## DATA SHOWN:

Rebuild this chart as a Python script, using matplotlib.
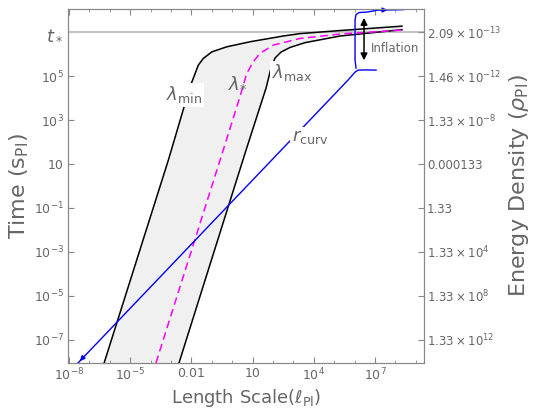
import numpy as np
import matplotlib.pyplot as plt

# log10 coordinates (x: length scale, y: time)
lmin_x = [-6.28, -3.13, -2.07, -1.66, -1.42, -1.0, -0.27, 0.87, 2.49, 3.32, 5.28, 8.32]
lmin_y = [-8.05, 1.18, 4.51, 5.50, 5.80, 6.10, 6.33, 6.56, 6.82, 6.93, 7.07, 7.27]

lmax_x = [-2.61, 0.68, 1.66, 1.90, 2.10, 2.39, 2.83, 3.57, 5.28, 8.32]
lmax_y = [-8.05, 1.64, 4.46, 5.36, 5.82, 6.09, 6.30, 6.52, 6.82, 7.11]

lstar_x = [-3.74, -0.44, 0.38, 0.71, 1.03, 1.36, 2.02, 3.32, 5.28, 8.32]
lstar_y = [-8.05, 1.64, 4.06, 5.12, 5.65, 6.03, 6.41, 6.71, 6.91, 7.09]

rcurv_x = [-7.56, 5.68, 5.87, 6.02, 6.17, 6.56, 7.05]
rcurv_y = [-8.05, 4.82, 5.02, 5.18, 5.27, 5.28, 5.27]

infl_x = [6.07, 6.02, 6.02, 6.07, 6.22, 6.61, 7.15, 8.37]
infl_y = [5.36, 5.73, 7.55, 7.80, 7.89, 7.91, 8.00, 8.02]

t_star = 7.0
y_ticks = [7, 5, 3, 1, -1, -3, -5, -7]
y_labels = [r'$t_*$', r'$10^{5}$', r'$10^{3}$', '10', r'$10^{-1}$', r'$10^{-3}$',
            r'$10^{-5}$', r'$10^{-7}$']
rho_labels = [r'$2.09\times10^{-13}$', r'$1.46\times10^{-12}$', r'$1.33\times10^{-8}$',
              '0.000133', '1.33', r'$1.33\times10^{4}$', r'$1.33\times10^{8}$',
              r'$1.33\times10^{12}$']
x_ticks = [-8, -5, -2, 1, 4, 7]
x_labels = [r'$10^{-8}$', r'$10^{-5}$', '0.01', '10', r'$10^{4}$', r'$10^{7}$']

gray = '#666666'
spine = '#888888'

fig = plt.figure(figsize=(5.36, 4.09), dpi=100)
ax = fig.add_axes([68/536, 1-363/409, 356/536, 354/409])
ax.set_xscale('log')
ax.set_yscale('log')
ax.set_xlim(10**-8.05, 10**9.4)
ax.set_ylim(10**-8.05, 10**8.05)

p = lambda v: 10.0**np.asarray(v, dtype=float)

# shaded band between lambda_min and lambda_max
ax.fill(np.concatenate([p(lmin_x), p(lmax_x)[::-1]]),
        np.concatenate([p(lmin_y), p(lmax_y)[::-1]]),
        color='#f0f0f0', lw=0, zorder=1)

ax.axhline(10**t_star, color='#c4c4c4', lw=1.5, zorder=2)

ax.plot(p(lmin_x), p(lmin_y), color='black', lw=1.1, zorder=3)
ax.plot(p(lmax_x), p(lmax_y), color='black', lw=1.1, zorder=3)
ax.plot(p(lstar_x), p(lstar_y), color='magenta', lw=1.1, ls=(0, (5, 3)), zorder=3)
ax.plot(p(rcurv_x), p(rcurv_y), color='blue', lw=1, zorder=3)
ax.plot(p(infl_x), p(infl_y), color='blue', lw=1, zorder=3)

# small arrow heads on the blue curve
ax.annotate('', xy=(p(rcurv_x[0]), p(rcurv_y[0])),
            xytext=(p(rcurv_x[0] + 0.4), p(rcurv_y[0] + 0.4)),
            arrowprops=dict(arrowstyle='-|>', color='blue', lw=1, mutation_scale=7))
ax.annotate('', xy=(p(infl_x[-2] + 0.6), p(infl_y[-2] + 0.01)),
            xytext=(p(infl_x[-2]), p(infl_y[-2])),
            arrowprops=dict(arrowstyle='-|>', color='blue', lw=1, mutation_scale=7))

# inflation arrow
ax.annotate('', xy=(10**6.46, 10**7.77), xytext=(10**6.46, 10**5.59),
            arrowprops=dict(arrowstyle='<|-|>', color='black', lw=1.1, mutation_scale=10))
ax.text(10**6.8, 10**6.27, 'Inflation', color=gray, fontsize=8.5, va='center', ha='left')

box = dict(facecolor='white', edgecolor='none', pad=1)
ax.text(10**-2.36, 10**4.14, r'$\lambda_{\mathrm{min}}$', color=gray, fontsize=13,
        ha='center', va='center', bbox=box, zorder=4)
ax.text(10**0.28, 10**4.73, r'$\lambda_{*}$', color=gray, fontsize=13,
        ha='center', va='center', zorder=4)
ax.text(10**2.93, 10**5.14, r'$\lambda_{\mathrm{max}}$', color=gray, fontsize=13,
        ha='center', va='center', bbox=box, zorder=4)
ax.text(10**3.81, 10**2.23, r'$r_{\mathrm{curv}}$', color=gray, fontsize=13,
        ha='center', va='center', bbox=box, zorder=4)

ax.set_xticks(p(x_ticks))
ax.set_xticklabels(x_labels)
ax.set_xticks(p(np.arange(-8, 10)), minor=True)
ax.set_xticklabels([], minor=True)
ax.set_yticks(p(y_ticks))
ax.set_yticklabels(y_labels)
ax.yaxis.set_minor_locator(plt.NullLocator())
ax.tick_params(axis='both', which='major', direction='in', length=4, color=spine,
               labelcolor=gray, labelsize=9, pad=3)
ax.tick_params(axis='x', which='minor', direction='in', length=2.5, color=spine, top=True)
ax.tick_params(axis='x', which='major', top=True)
ax.get_yticklabels()[0].set_fontsize(13)
for s in ax.spines.values():
    s.set_color(spine)

ax.set_xlabel(r'Length Scale$(\ell_{\mathrm{Pl}})$', color=gray, fontsize=13, labelpad=2)
ax.set_ylabel(r'Time (s$_{\mathrm{Pl}}$)', color=gray, fontsize=16, labelpad=2)

ax2 = ax.twinx()
ax2.set_yscale('log')
ax2.set_ylim(ax.get_ylim())
ax2.set_yticks(p(y_ticks))
ax2.set_yticklabels(rho_labels)
ax2.yaxis.set_minor_locator(plt.NullLocator())
ax2.tick_params(axis='y', direction='in', length=4, color=spine, labelcolor=gray,
                labelsize=8.5, pad=2)
for s in ax2.spines.values():
    s.set_color(spine)
ax2.set_ylabel(r'Energy Density ($\rho_{\mathrm{Pl}}$)', color=gray, fontsize=16, labelpad=4)

fig.savefig('out.png', dpi=100)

## YOUR INSTRUCTIONS:
Each line above is to be copied verbatim. Drop any image from the copy.

## COMPLETED EXERCISE:
Rebuild this chart as a Python script, using matplotlib.
import numpy as np
import matplotlib.pyplot as plt

# log10 coordinates (x: length scale, y: time)
lmin_x = [-6.28, -3.13, -2.07, -1.66, -1.42, -1.0, -0.27, 0.87, 2.49, 3.32, 5.28, 8.32]
lmin_y = [-8.05, 1.18, 4.51, 5.50, 5.80, 6.10, 6.33, 6.56, 6.82, 6.93, 7.07, 7.27]

lmax_x = [-2.61, 0.68, 1.66, 1.90, 2.10, 2.39, 2.83, 3.57, 5.28, 8.32]
lmax_y = [-8.05, 1.64, 4.46, 5.36, 5.82, 6.09, 6.30, 6.52, 6.82, 7.11]

lstar_x = [-3.74, -0.44, 0.38, 0.71, 1.03, 1.36, 2.02, 3.32, 5.28, 8.32]
lstar_y = [-8.05, 1.64, 4.06, 5.12, 5.65, 6.03, 6.41, 6.71, 6.91, 7.09]

rcurv_x = [-7.56, 5.68, 5.87, 6.02, 6.17, 6.56, 7.05]
rcurv_y = [-8.05, 4.82, 5.02, 5.18, 5.27, 5.28, 5.27]

infl_x = [6.07, 6.02, 6.02, 6.07, 6.22, 6.61, 7.15, 8.37]
infl_y = [5.36, 5.73, 7.55, 7.80, 7.89, 7.91, 8.00, 8.02]

t_star = 7.0
y_ticks = [7, 5, 3, 1, -1, -3, -5, -7]
y_labels = [r'$t_*$', r'$10^{5}$', r'$10^{3}$', '10', r'$10^{-1}$', r'$10^{-3}$',
            r'$10^{-5}$', r'$10^{-7}$']
rho_labels = [r'$2.09\times10^{-13}$', r'$1.46\times10^{-12}$', r'$1.33\times10^{-8}$',
              '0.000133', '1.33', r'$1.33\times10^{4}$', r'$1.33\times10^{8}$',
              r'$1.33\times10^{12}$']
x_ticks = [-8, -5, -2, 1, 4, 7]
x_labels = [r'$10^{-8}$', r'$10^{-5}$', '0.01', '10', r'$10^{4}$', r'$10^{7}$']

gray = '#666666'
spine = '#888888'

fig = plt.figure(figsize=(5.36, 4.09), dpi=100)
ax = fig.add_axes([68/536, 1-363/409, 356/536, 354/409])
ax.set_xscale('log')
ax.set_yscale('log')
ax.set_xlim(10**-8.05, 10**9.4)
ax.set_ylim(10**-8.05, 10**8.05)

p = lambda v: 10.0**np.asarray(v, dtype=float)

# shaded band between lambda_min and lambda_max
ax.fill(np.concatenate([p(lmin_x), p(lmax_x)[::-1]]),
        np.concatenate([p(lmin_y), p(lmax_y)[::-1]]),
        color='#f0f0f0', lw=0, zorder=1)

ax.axhline(10**t_star, color='#c4c4c4', lw=1.5, zorder=2)

ax.plot(p(lmin_x), p(lmin_y), color='black', lw=1.1, zorder=3)
ax.plot(p(lmax_x), p(lmax_y), color='black', lw=1.1, zorder=3)
ax.plot(p(lstar_x), p(lstar_y), color='magenta', lw=1.1, ls=(0, (5, 3)), zorder=3)
ax.plot(p(rcurv_x), p(rcurv_y), color='blue', lw=1, zorder=3)
ax.plot(p(infl_x), p(infl_y), color='blue', lw=1, zorder=3)

# small arrow heads on the blue curve
ax.annotate('', xy=(p(rcurv_x[0]), p(rcurv_y[0])),
            xytext=(p(rcurv_x[0] + 0.4), p(rcurv_y[0] + 0.4)),
            arrowprops=dict(arrowstyle='-|>', color='blue', lw=1, mutation_scale=7))
ax.annotate('', xy=(p(infl_x[-2] + 0.6), p(infl_y[-2] + 0.01)),
            xytext=(p(infl_x[-2]), p(infl_y[-2])),
            arrowprops=dict(arrowstyle='-|>', color='blue', lw=1, mutation_scale=7))

# inflation arrow
ax.annotate('', xy=(10**6.46, 10**7.77), xytext=(10**6.46, 10**5.59),
            arrowprops=dict(arrowstyle='<|-|>', color='black', lw=1.1, mutation_scale=10))
ax.text(10**6.8, 10**6.27, 'Inflation', color=gray, fontsize=8.5, va='center', ha='left')

box = dict(facecolor='white', edgecolor='none', pad=1)
ax.text(10**-2.36, 10**4.14, r'$\lambda_{\mathrm{min}}$', color=gray, fontsize=13,
        ha='center', va='center', bbox=box, zorder=4)
ax.text(10**0.28, 10**4.73, r'$\lambda_{*}$', color=gray, fontsize=13,
        ha='center', va='center', zorder=4)
ax.text(10**2.93, 10**5.14, r'$\lambda_{\mathrm{max}}$', color=gray, fontsize=13,
        ha='center', va='center', bbox=box, zorder=4)
ax.text(10**3.81, 10**2.23, r'$r_{\mathrm{curv}}$', color=gray, fontsize=13,
        ha='center', va='center', bbox=box, zorder=4)

ax.set_xticks(p(x_ticks))
ax.set_xticklabels(x_labels)
ax.set_xticks(p(np.arange(-8, 10)), minor=True)
ax.set_xticklabels([], minor=True)
ax.set_yticks(p(y_ticks))
ax.set_yticklabels(y_labels)
ax.yaxis.set_minor_locator(plt.NullLocator())
ax.tick_params(axis='both', which='major', direction='in', length=4, color=spine,
               labelcolor=gray, labelsize=9, pad=3)
ax.tick_params(axis='x', which='minor', direction='in', length=2.5, color=spine, top=True)
ax.tick_params(axis='x', which='major', top=True)
ax.get_yticklabels()[0].set_fontsize(13)
for s in ax.spines.values():
    s.set_color(spine)

ax.set_xlabel(r'Length Scale$(\ell_{\mathrm{Pl}})$', color=gray, fontsize=13, labelpad=2)
ax.set_ylabel(r'Time (s$_{\mathrm{Pl}}$)', color=gray, fontsize=16, labelpad=2)

ax2 = ax.twinx()
ax2.set_yscale('log')
ax2.set_ylim(ax.get_ylim())
ax2.set_yticks(p(y_ticks))
ax2.set_yticklabels(rho_labels)
ax2.yaxis.set_minor_locator(plt.NullLocator())
ax2.tick_params(axis='y', direction='in', length=4, color=spine, labelcolor=gray,
                labelsize=8.5, pad=2)
for s in ax2.spines.values():
    s.set_color(spine)
ax2.set_ylabel(r'Energy Density ($\rho_{\mathrm{Pl}}$)', color=gray, fontsize=16, labelpad=4)

fig.savefig('out.png', dpi=100)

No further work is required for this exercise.